Daisy shrugged, which reminded Sybil that the girl wasn’t supposed to have the slightest idea of what life was at age eighteen. “Still, I’m sorry. Must’ve been a hard blow.”

“Don’t worry,” Sybil patted her head like she used to do when the girl was younger, and smiled. “Let’s go get some of your Ma’s biscuits to celebrate that I’m going to be coming home a lot more often from now on, shall we?”

Daisy beamed. “Sure thing! She just made a fresh batch this morning. With chocolate chips and everything!”

The girl took Sybil’s hand and ushered her downstairs, a joyful smile on her face. That was Daisy — ever the optimist, the little girl whose love of Downton and cooking and the older children that she had grown up with would never quite fade. Thomas usually feigned annoyance towards her generally bubbly nature, but she knew that deep down he cared for her just about as much as he did for Sybil.

Once they got to the kitchen, the girl pressed an amused finger to her lips and pointed towards the freshly baked tray of biscuits that rested on the table. Mrs Patmore was nowhere to be seen — probably taking a nap after having prepared dinner for Sybil’s parents — and the chauffeur was in the garage getting Lord Grantham’s official car fixed, so the two of them sat at the table just like they did when they were little girls and took a few of the biscuits, equally devilish smile on their lips.

“You sure Mrs Patmore won’t mind?” Sybil asked as she sunk her teeth into the first one. God, she had almost forgotten how good their cook’s bakery was.

“Nah, she’s made a whole lot of them,” Daisy replied. “Prolly will just scold me for eating too much, but that’s it.”

The two of them spent the following couple of hours catching up with each other’s lives. Daisy told Sybil all about this boy at her school, William, who had been her friend all her life but had somehow grown to fancy her, which bothered Daisy to a certain degree because she loved him, but not that way. She also told Sybil about how she loved cooking but wanted to study Biology at university, and that she was particularly interested in becoming a botanist and having a little cottage of her own where her mother could go live too when she retired.
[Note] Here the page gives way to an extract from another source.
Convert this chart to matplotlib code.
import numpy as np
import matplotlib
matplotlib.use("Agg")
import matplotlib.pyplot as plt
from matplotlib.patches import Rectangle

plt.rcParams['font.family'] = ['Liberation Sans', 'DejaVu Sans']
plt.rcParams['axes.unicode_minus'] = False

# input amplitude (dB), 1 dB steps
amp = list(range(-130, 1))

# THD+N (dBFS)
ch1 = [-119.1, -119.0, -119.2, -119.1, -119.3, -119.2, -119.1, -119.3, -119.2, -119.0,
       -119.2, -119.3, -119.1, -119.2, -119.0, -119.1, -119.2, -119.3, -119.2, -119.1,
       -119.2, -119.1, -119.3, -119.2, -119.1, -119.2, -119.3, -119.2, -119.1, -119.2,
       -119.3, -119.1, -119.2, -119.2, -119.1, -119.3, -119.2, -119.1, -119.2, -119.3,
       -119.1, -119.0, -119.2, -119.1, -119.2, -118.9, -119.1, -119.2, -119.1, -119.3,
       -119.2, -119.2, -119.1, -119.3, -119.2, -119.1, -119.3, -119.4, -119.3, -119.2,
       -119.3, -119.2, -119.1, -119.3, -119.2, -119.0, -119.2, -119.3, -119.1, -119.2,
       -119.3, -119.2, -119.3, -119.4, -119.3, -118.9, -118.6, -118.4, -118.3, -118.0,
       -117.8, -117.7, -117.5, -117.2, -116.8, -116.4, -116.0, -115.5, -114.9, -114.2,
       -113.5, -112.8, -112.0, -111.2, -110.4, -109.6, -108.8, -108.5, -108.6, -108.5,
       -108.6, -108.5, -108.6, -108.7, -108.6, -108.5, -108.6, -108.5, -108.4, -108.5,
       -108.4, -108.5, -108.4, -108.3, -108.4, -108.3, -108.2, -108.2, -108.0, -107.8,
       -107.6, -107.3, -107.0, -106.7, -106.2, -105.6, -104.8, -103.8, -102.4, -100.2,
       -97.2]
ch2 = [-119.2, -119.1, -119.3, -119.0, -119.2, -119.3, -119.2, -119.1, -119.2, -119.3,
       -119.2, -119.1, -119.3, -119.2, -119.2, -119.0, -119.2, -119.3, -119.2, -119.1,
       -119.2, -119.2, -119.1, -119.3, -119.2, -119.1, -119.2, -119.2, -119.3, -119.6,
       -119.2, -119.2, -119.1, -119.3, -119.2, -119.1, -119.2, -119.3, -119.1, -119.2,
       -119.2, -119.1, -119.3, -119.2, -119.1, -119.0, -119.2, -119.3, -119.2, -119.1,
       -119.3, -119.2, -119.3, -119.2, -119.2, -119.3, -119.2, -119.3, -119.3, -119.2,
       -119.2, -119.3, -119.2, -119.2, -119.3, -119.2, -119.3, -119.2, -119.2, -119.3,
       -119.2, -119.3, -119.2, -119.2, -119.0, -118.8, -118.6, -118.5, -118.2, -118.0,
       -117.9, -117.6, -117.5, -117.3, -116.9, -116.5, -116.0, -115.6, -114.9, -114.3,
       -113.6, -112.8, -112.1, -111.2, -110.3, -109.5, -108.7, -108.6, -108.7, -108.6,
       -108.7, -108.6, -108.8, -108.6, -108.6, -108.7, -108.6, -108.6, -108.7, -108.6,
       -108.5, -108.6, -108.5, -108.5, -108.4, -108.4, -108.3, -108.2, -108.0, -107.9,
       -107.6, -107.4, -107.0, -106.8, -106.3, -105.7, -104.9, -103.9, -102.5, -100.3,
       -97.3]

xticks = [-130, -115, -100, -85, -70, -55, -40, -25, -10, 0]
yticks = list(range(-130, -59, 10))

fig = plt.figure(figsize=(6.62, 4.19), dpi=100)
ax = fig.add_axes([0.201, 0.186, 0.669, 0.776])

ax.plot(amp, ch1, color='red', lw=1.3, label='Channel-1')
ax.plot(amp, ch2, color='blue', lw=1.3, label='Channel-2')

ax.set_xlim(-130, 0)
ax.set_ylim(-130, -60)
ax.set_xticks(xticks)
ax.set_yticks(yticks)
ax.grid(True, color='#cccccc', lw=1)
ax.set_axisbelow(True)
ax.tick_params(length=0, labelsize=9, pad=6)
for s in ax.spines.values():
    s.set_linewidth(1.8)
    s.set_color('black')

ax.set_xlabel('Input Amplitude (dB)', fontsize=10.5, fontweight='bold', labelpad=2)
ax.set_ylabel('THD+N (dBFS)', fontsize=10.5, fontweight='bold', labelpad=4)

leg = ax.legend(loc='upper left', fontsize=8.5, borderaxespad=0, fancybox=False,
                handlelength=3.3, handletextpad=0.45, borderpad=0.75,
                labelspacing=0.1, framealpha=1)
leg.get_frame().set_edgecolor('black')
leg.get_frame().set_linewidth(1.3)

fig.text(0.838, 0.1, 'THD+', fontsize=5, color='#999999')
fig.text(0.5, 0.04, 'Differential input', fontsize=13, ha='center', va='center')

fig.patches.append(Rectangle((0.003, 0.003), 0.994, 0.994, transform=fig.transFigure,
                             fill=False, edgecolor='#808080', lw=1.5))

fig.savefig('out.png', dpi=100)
Sybil was happy to see that the girl that had once crawled and learned to walk on the very cobbled floors that lay under their feet was now full of dreams and ambitions, and she found herself itching to know more of what Daisy had planned for herself.

“Well, I think I should go upstairs and say hello to Mama and Papa,” she said a while later, glancing at the clock. “It’s nearly tea time, and your mother’s going to be up any minute anyway. But let’s meet up again sometime tomorrow!”
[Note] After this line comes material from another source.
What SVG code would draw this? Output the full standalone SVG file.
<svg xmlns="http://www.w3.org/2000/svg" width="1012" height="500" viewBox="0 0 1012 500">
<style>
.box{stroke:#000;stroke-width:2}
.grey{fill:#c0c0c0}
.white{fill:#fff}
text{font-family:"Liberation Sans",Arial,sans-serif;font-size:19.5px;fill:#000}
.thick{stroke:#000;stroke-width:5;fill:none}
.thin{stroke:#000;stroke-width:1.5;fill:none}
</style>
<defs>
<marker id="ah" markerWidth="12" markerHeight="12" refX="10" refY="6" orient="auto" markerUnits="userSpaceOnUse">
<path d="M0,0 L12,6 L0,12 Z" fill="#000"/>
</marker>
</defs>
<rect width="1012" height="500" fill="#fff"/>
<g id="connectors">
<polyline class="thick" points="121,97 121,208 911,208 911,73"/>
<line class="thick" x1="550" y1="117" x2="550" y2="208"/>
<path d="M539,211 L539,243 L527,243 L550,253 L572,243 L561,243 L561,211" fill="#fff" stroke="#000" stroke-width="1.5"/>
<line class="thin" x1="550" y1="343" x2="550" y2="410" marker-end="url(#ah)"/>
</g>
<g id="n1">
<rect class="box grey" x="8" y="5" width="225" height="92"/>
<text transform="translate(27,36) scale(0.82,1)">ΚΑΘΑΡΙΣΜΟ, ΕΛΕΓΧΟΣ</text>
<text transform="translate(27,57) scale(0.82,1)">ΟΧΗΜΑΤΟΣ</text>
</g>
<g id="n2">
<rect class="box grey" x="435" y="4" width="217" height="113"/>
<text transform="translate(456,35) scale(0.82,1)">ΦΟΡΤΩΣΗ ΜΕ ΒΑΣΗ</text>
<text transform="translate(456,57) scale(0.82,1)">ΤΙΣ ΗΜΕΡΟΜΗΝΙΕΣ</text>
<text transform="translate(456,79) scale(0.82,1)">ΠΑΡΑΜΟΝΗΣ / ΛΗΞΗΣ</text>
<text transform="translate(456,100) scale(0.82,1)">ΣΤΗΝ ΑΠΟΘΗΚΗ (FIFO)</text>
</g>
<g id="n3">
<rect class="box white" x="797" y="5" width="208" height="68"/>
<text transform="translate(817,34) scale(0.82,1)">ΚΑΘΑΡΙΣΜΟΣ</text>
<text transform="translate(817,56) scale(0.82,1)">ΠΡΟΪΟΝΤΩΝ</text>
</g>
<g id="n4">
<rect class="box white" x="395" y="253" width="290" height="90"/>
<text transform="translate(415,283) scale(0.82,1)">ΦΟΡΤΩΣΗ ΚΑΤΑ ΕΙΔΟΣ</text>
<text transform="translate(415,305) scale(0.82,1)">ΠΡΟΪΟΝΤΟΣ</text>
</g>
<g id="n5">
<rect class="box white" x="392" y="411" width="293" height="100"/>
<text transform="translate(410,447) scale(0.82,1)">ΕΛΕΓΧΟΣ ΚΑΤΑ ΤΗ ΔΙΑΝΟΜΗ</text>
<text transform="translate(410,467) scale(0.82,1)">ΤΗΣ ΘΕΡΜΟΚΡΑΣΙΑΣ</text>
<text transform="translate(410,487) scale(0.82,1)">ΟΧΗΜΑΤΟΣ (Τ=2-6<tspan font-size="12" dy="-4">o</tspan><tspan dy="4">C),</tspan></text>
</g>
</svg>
“We could go out tonight,” Daisy offered, a bright smile on her face. “I’m eighteen now, and I s’pose Mam won’t mind as long as you’re with me.”

Sybil began to nod, but then remembered that she had already told that man that he met in Ripon that they’d get together that evening.

“I . . . I don’t think I can make it tonight, unfortunately, but let’s go get brunch tomorrow at that little café near the station!” She offered. When Daisy eyed her curiously, she just shrugged her shoulders. “I told an old friend that I was coming for the weekend and we decided to meet up for a beer or two.”

Daisy did a half-smile. “All right, all right. Just let me know how it goes, will you?”

Sybil rolled her eyes as she stood up. “Life’s not a Jane Austen novel, Dee.” And with that, she pressed a kiss on the top of the girl’s head before making her way upstairs, a small smile on her face.

No, life wasn’t a Jane Austen novel. Because she had most definitely never written an Irish love interest for any of her heroines.